Credit: Frances Soong/Art Staff Credit: Frances Soong/Art Staff

College music services, such as Ruckus, were created in order to provide college students with the services that they wanted to listen to and watch.

Ruckus wanted to offer a legal alternative to piracy for students at all campuses around the nation.

Ruckus allowed students to stream and download an unlimited amount of music and share music with their schoolmates.

However, about two weeks ago, on Feb. 6, Ruckus officially shut down.

Initially, Ruckus started off as a subscription service, in which consumers paid a monthly fee to access the music and videos available on the website.

However, Ruckus changed its policy to partner with more than 200 major universities to provide these colleges with a free and legal alternative to unauthorized file swapping.

In addition, Ruckus began to receive all of its funds not from subscriptions, but from ads, which enabled the site to give free access to students.

Eventually, Ruckus opened all of its facilities to any student with an official university e-mail address (usually ending in “.edu”).

However, faculty, staff, and alumni were still charged $8.95 per month for the service.

Even though Ruckus made a huge effort to inform university administration members about the importance of legal music streaming, not enough university students took advantage of Ruckus’s services.

A Ruckus official explained that the company has officially played its last song.

He explained that although the audience was fairly good, the money coming in from ads was slowly decreasing.

Some students who tested out Ruckus’s service complained that Ruckus was not completely useful to them because the music tracks were DRMed WMP files, which meant that the songs were not iPod or Zune-friendly.

The students didn’t like that they couldn’t download music to listen to wherever and whenever they wanted to.

They were restricted to listening to the music they liked at only their PCs, because Ruckus was also not available on Apple computers.

Other students who tested Ruckus out for one year liked Ruckus’s other available social networking features, such as shared playlists, message boards, and song recommendations between peers.

One student also liked the fact that the Ruckus service had a great music library that was easy to use and readily available.

However, despite Ruckus’s pitch that the songs were completely free, many students did not like the fact that the music lacked usability.

Even free music, students felt, is no use when they can’t listen to it wherever, however, and on whatever music device they want.

Sophomore English and creative writing major Chloe Perkins said that she would also “be less inclined to use a service like Ruckus” if she couldn’t put the songs onto her iPod, because she listens to music most while she’s on the go rather than when she’s sitting at her computer.

First-year H&SS student Joyce Chung said that she would prefer sites like YouTube over Ruckus because Ruckus is shared among college students, while YouTube is “easily accessible, includes a wealth of information, and many more people around the globe use it.”

Chung also attributed to Ruckus’s downfall to a “lack of promotion, marketing, and publicity.”

She felt that sites like YouTube or iTunes offer many more unique services, applications, and features that she is satisfied with.

On the other hand, first-year professional writing major Hannah Post stated that she thinks “college music services are effective, because file sharing within a campus community gives students a widespread collection of music and features.”

Post also said that she would prefer campus file-sharing over sites like YouTube or iTunes, because on iTunes, you have to purchase your music, whereas on a college music program, the service is free, and because she feels as though you can have more control of your music on a college music service than on YouTube, where you can only watch videos.

The sudden shutdown of Ruckus reminded some officials of two years ago, when another college music service, Cdigix, also abruptly announced the end of its music services.

Cdigix was a company that initially offered an online music service for colleges, but after that ended, it re-geared itself and became focused on selling a service to colleges to place movies and music on reserve online.

However, Cdigix cited that it had a lack of clients and an inability to raise enough money to continue operating, even with its movies and music reserves system.

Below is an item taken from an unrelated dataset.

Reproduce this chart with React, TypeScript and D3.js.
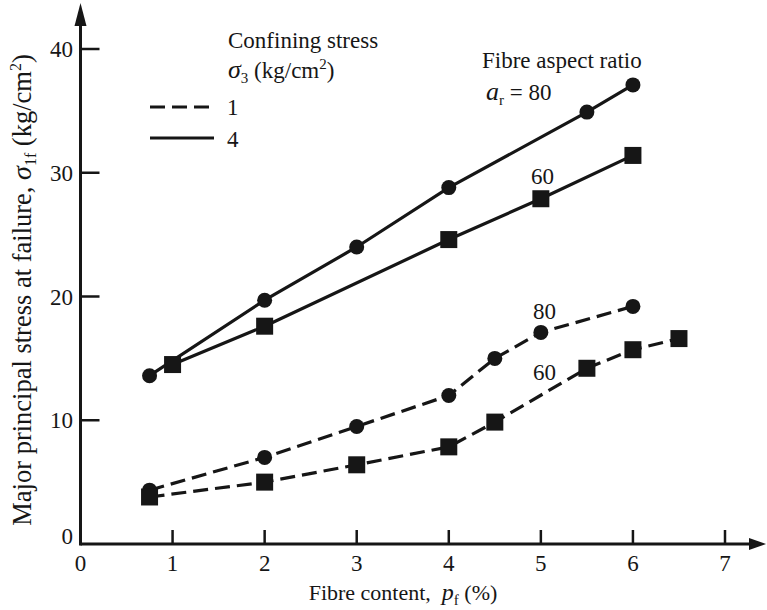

At this point, after one too many music service failures, officials are beginning to think that the whole business model for campus music services isn’t working, and they want to create something totally different.

Perkins thought that maybe Congress could invest in some specific companies to make a file-sharing system, or if that didn’t work, then maybe they could provide money to the companies to provide rebates to students who bought and shared music on a file-sharing website.

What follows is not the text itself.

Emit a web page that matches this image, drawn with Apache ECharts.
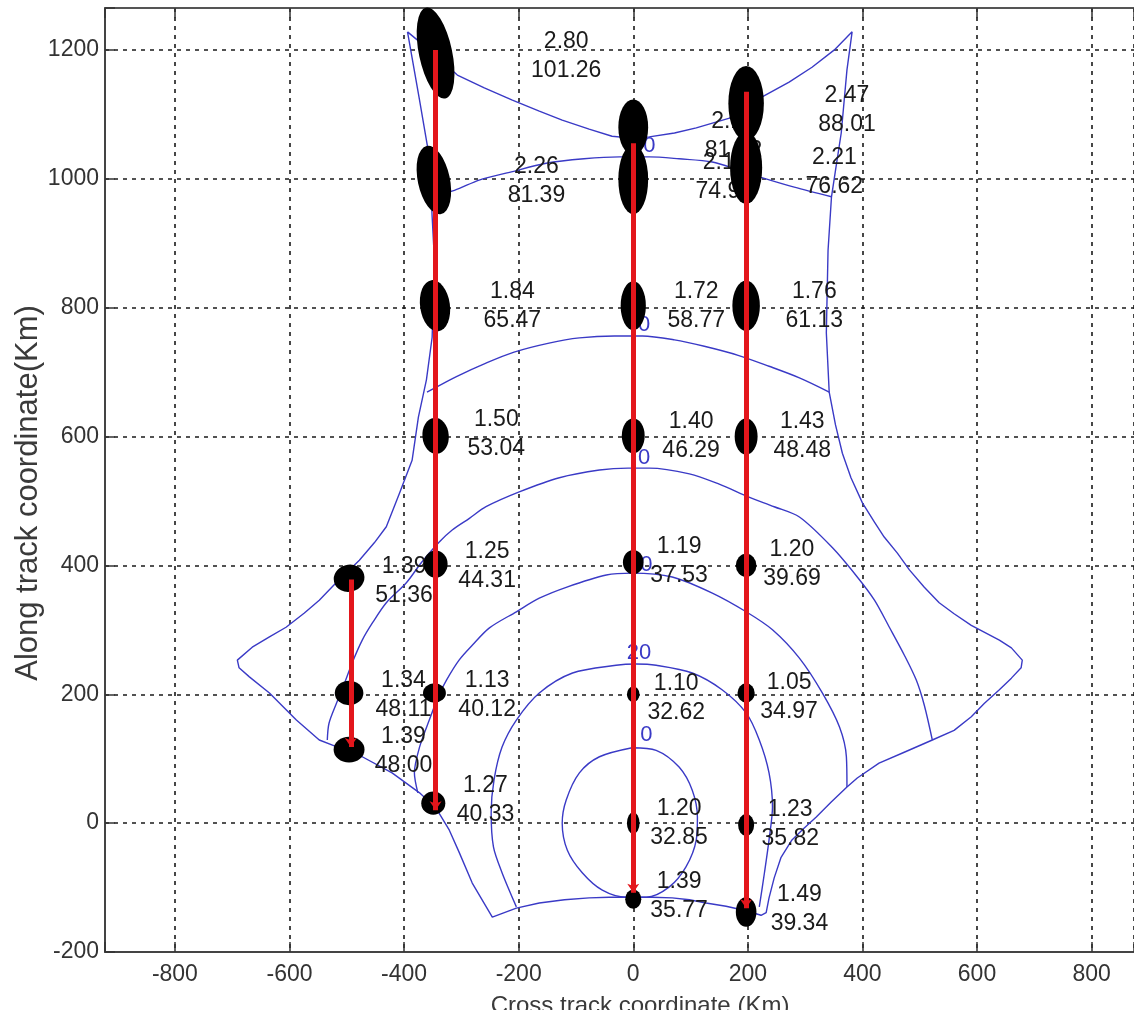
<!DOCTYPE html>
<html lang="en">
<head>
  <meta charset="UTF-8">
  <title>Along / cross track error ellipses</title>
  <style>
    html, body { margin: 0; padding: 0; background: #fff; }
    #chart { width: 1134px; height: 1010px; }
  </style>
</head>
<body>
  <div id="chart"></div>
  <script src="https://cdn.jsdelivr.net/npm/echarts@6/dist/echarts.min.js"></script>
  <script>
    var FONT = '"Liberation Sans", Arial, sans-serif';

    // axis ranges (km)
    var xRange = [-922, 874];
    var yRange = [-200, 1265];

    // red tracks: [x, y start, y end]
    var tracks = [[-493, 378, 118], [-345, 1200, 20], [0, 1055, -108], [197, 1135, -132]];

    // error ellipses: [x, y, semi-axis x (km), semi-axis y (km), tilt deg]
    var ellipsesA = [[-496, 380, 27, 21, 15], [-496, 202, 25, 19, 0], [-496, 114, 27, 20, 0]];
    var ellipsesB = [[-345, 1195, 29, 72, 12], [-348, 998, 28, 54, 12], [-346, 803, 26, 40, 8],
      [-345, 601, 23, 28, 5], [-345, 402, 21, 21, 0], [-347, 202, 20, 15, 0], [-349, 31, 21, 18, 0]];
    var ellipsesC = [[0, 1080, 26, 43, 0], [0, 999, 26, 54, 0], [0, 803, 22, 38, 0], [0, 601, 20, 27, 0],
      [0, 405, 18, 19, 0], [0, 200, 11, 12, 0], [0, 0, 11, 17, 0], [0, -118, 14, 15, 0]];
    var ellipsesD = [[197, 1117, 31, 58, 0], [197, 1017, 28, 56, 0], [197, 803, 24, 39, 0], [197, 600, 20, 28, 0],
      [197, 400, 18, 18, 0], [197, 202, 15, 15, 0], [197, -3, 14, 17, 0], [197, -138, 18, 23, 0]];

    // value labels: [x, y, line 1, line 2]
    var labelsA = [[-400, 376, '1.39', '51.36'], [-401, 199, '1.34', '48.11'], [-401, 112, '1.39', '48.00']];
    var labelsB = [[-117, 1190, '2.80', '101.26'], [-169, 997, '2.26', '81.39'], [-211, 802, '1.84', '65.47'],
      [-239, 603, '1.50', '53.04'], [-255, 399, '1.25', '44.31'], [-255, 199, '1.13', '40.12'], [-258, 36, '1.27', '40.33']];
    var labelsC = [[175, 1066, '2.19', '81.72'], [159, 1003, '2.11', '74.98'], [110, 802, '1.72', '58.77'],
      [101, 601, '1.40', '46.29'], [80, 406, '1.19', '37.53'], [75, 194, '1.10', '32.62'], [80, 0, '1.20', '32.85'],
      [80, -113, '1.39', '35.77']];
    var labelsD = [[373, 1106, '2.47', '88.01'], [351, 1011, '2.21', '76.62'], [316, 802, '1.76', '61.13'],
      [295, 601, '1.43', '48.48'], [277, 402, '1.20', '39.69'], [272, 196, '1.05', '34.97'], [274, -1, '1.23', '35.82'],
      [290, -133, '1.49', '39.34']];

    // coverage boundary and contour lines (km)
    var boundary = [[-394, 1228], [-356, 1200], [-307, 1161], [-260, 1141], [-211, 1122], [-164, 1105], [-124, 1091],
      [-77, 1077], [-37, 1066], [-3, 1063], [28, 1065], [72, 1071], [110, 1079], [168, 1094], [225, 1127], [272, 1150],
      [312, 1173], [351, 1200], [382, 1228], [373, 1169], [363, 1071], [353, 1013], [346, 972], [340, 889], [337, 761],
      [342, 669], [353, 618], [365, 574], [380, 536], [400, 497], [421, 467], [438, 444], [461, 419], [482, 393],
      [508, 366], [534, 342], [560, 325], [590, 307], [639, 284], [660, 272], [679, 253], [677, 241], [660, 225],
      [639, 207], [613, 186], [590, 165], [560, 144], [522, 129], [473, 110], [429, 93], [391, 70], [373, 56],
      [346, 33], [319, 9], [298, -8], [277, -26], [258, -53], [246, -85], [237, -116], [232, -139], [223, -143],
      [197, -136], [162, -129], [127, -124], [98, -119], [68, -116], [33, -115], [-2, -115], [-42, -115], [-77, -116],
      [-120, -119], [-164, -124], [-204, -132], [-246, -146], [-281, -93], [-304, -45], [-321, -11], [-344, 23],
      [-373, 47], [-421, 78], [-473, 103], [-525, 121], [-548, 129], [-588, 160], [-635, 202], [-670, 227],
      [-688, 241], [-691, 253], [-665, 273], [-635, 289], [-606, 304], [-574, 326], [-548, 346], [-522, 370],
      [-501, 388], [-478, 408], [-452, 435], [-431, 460], [-408, 512], [-386, 563], [-375, 630], [-361, 688],
      [-351, 754], [-349, 812], [-347, 874], [-351, 941], [-356, 1034], [-373, 1122], [-394, 1228]];
    var contour1 = [[-347, 975], [-312, 982], [-269, 998], [-216, 1010], [-152, 1024], [-86, 1031], [-24, 1034],
      [28, 1034], [80, 1031], [138, 1026], [185, 1013], [220, 1003], [281, 987], [346, 972]];
    var contour2 = [[-360, 669], [-304, 695], [-257, 714], [-208, 731], [-147, 745], [-94, 753], [-33, 756],
      [16, 756], [72, 750], [124, 740], [183, 726], [237, 709], [290, 691], [342, 669]];
    var contour3 = [[-534, 129], [-531, 155], [-518, 186], [-504, 217], [-490, 250], [-473, 284], [-455, 311],
      [-431, 342], [-396, 373], [-370, 404], [-339, 436], [-316, 455], [-286, 473], [-257, 491], [-199, 514],
      [-129, 536], [-59, 548], [-9, 551], [28, 551], [98, 542], [150, 526], [202, 506], [246, 491], [290, 475],
      [347, 428], [391, 382], [421, 346], [447, 304], [473, 261], [494, 222], [508, 183], [522, 129]];
    var contour4 = [[-376, 47], [-382, 78], [-373, 118], [-356, 160], [-339, 199], [-326, 222], [-304, 253],
      [-281, 276], [-251, 303], [-204, 328], [-164, 349], [-117, 366], [-47, 385], [-2, 388], [68, 382], [138, 357],
      [197, 328], [243, 300], [290, 256], [330, 202], [360, 149], [372, 103], [373, 56]];
    var contour5 = [[-204, -130], [-229, -77], [-244, -37], [-248, 16], [-243, 67], [-229, 118], [-204, 160],
      [-164, 202], [-106, 233], [-30, 245], [5, 247], [40, 245], [103, 233], [155, 207], [197, 171], [220, 129],
      [237, 78], [243, 25], [237, -26], [229, -77], [220, -130]];
    var contour6 = [[-2, 117], [40, 113], [80, 87], [103, 51], [112, 9], [110, -26], [92, -68], [63, -99],
      [23, -115], [-12, -115], [-54, -104], [-89, -77], [-115, -42], [-124, 0], [-117, 36], [-94, 78], [-59, 103],
      [-2, 117]];
    // contour tags: [x, y, text]
    var contourTags = [[28, 1051, '0'], [19, 773, '0'], [19, 567, '0'], [23, 401, '0'], [10, 264, '20'], [23, 137, '0']];

    function tickText(v) {
      return v % 200 === 0 ? String(v) : '';
    }

    function contourSeries(points, smooth) {
      return {
        type: 'line', data: points, symbol: 'none', smooth: smooth, z: 2, silent: true,
        lineStyle: { color: '#3a3ac6', width: 1.4 }
      };
    }

    function ellipseSeries(rows) {
      return {
        type: 'custom', z: 4, silent: true,
        data: rows,
        renderItem: function (params, api) {
          var c = api.coord([api.value(0), api.value(1)]);
          var s = api.size([api.value(2), api.value(3)]);
          return {
            type: 'circle',
            x: c[0], y: c[1],
            rotation: api.value(4) * Math.PI / 180,
            scaleX: s[0], scaleY: s[1],
            shape: { cx: 0, cy: 0, r: 1 },
            style: { fill: '#000' }
          };
        }
      };
    }

    function textSeries(rows, color, size, z) {
      return {
        type: 'custom', z: z, silent: true,
        data: rows.map(function (r) { return [r[0], r[1]]; }),
        renderItem: function (params, api) {
          var p = api.coord([api.value(0), api.value(1)]);
          var r = rows[params.dataIndex];
          return {
            type: 'text', x: p[0], y: p[1],
            style: {
              text: r.slice(2).join('\n'),
              font: size + 'px ' + FONT,
              fill: color,
              lineHeight: 29,
              align: 'center', textAlign: 'center',
              verticalAlign: 'middle', textVerticalAlign: 'middle'
            }
          };
        }
      };
    }

    var chart = echarts.init(document.getElementById('chart'));

    var series = [
      contourSeries(boundary, false),
      contourSeries(contour1, 0.3),
      contourSeries(contour2, 0.3),
      contourSeries(contour3, 0.3),
      contourSeries(contour4, 0.3),
      contourSeries(contour5, 0.3),
      contourSeries(contour6, 0.3),
      textSeries(contourTags, '#3a3ac6', 22, 3),
      textSeries(labelsA, '#1a1a1a', 23, 3),
      textSeries(labelsB, '#1a1a1a', 23, 3),
      textSeries(labelsC, '#1a1a1a', 23, 3),
      textSeries(labelsD, '#1a1a1a', 23, 3),
      ellipseSeries(ellipsesA),
      ellipseSeries(ellipsesB),
      ellipseSeries(ellipsesC),
      ellipseSeries(ellipsesD),
      {
        type: 'lines', coordinateSystem: 'cartesian2d', z: 5, silent: true,
        symbol: ['none', 'arrow'], symbolSize: 9,
        lineStyle: { color: '#e3161c', width: 5, opacity: 1 },
        data: tracks.map(function (t) {
          return { coords: [[t[0], t[1]], [t[0], t[2]]] };
        })
      }
    ];

    var option = {
      animation: false,
      backgroundColor: '#fff',
      grid: { left: 105, right: 0, top: 8, bottom: 58, outerBoundsMode: 'none' },
      xAxis: [{
        type: 'value', min: xRange[0], max: xRange[1], splitNumber: 9,
        axisLine: { show: true, onZero: false, lineStyle: { color: '#444', width: 2 } },
        axisTick: { show: true, inside: true, length: 10, lineStyle: { color: '#333', width: 1.5 } },
        axisLabel: { formatter: tickText, fontSize: 23, fontFamily: FONT, color: '#333', margin: 11 },
        splitLine: { show: true, lineStyle: { color: '#1a1a1a', width: 1.6, type: [4, 5] } }
      }, {
        type: 'value', position: 'top', min: xRange[0], max: xRange[1], splitNumber: 9,
        axisLine: { show: true, onZero: false, lineStyle: { color: '#555', width: 2 } },
        axisTick: { show: true, inside: true, length: 10, lineStyle: { color: '#333', width: 1.5 } },
        axisLabel: { show: false },
        splitLine: { show: false }
      }],
      yAxis: {
        type: 'value', min: yRange[0], max: yRange[1], interval: 200,
        axisLine: { show: true, onZero: false, lineStyle: { color: '#444', width: 2 } },
        axisTick: { show: true, inside: true, length: 10, lineStyle: { color: '#333', width: 1.5 } },
        axisLabel: { formatter: tickText, fontSize: 23, fontFamily: FONT, color: '#333', margin: 6 },
        splitLine: { show: true, lineStyle: { color: '#1a1a1a', width: 1.6, type: [4, 5] } }
      },
      graphic: [{
        type: 'text', x: 28, y: 493, rotation: Math.PI / 2, silent: true,
        style: {
          text: 'Along track coordinate(Km)', font: '31px ' + FONT, fill: '#3a3a3a',
          align: 'center', textAlign: 'center', verticalAlign: 'middle', textVerticalAlign: 'middle'
        }
      }, {
        type: 'text', x: 640, y: 1006, silent: true,
        style: {
          text: 'Cross track coordinate (Km)', font: '24px ' + FONT, fill: '#3a3a3a',
          align: 'center', textAlign: 'center', verticalAlign: 'middle', textVerticalAlign: 'middle'
        }
      }],
      series: series
    };

    chart.setOption(option);
  </script>
</body>
</html>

Despite the music industry’s failure to create an efficient, popular, and legal alternative to file swapping, the music industry did succeed in something else: persuading Congress that colleges needed to control the amount of music piracy on their campuses.

According to an article in The Chronicle of Higher Education, Congress renewed a new provision in the Higher Education Act last year, which requires colleges to offer alternatives to illegal downloading.

However, the meaning of this vague requirement is still unclear, and the U.S. Department of Education is just beginning to draft specific regulations about what this provision means.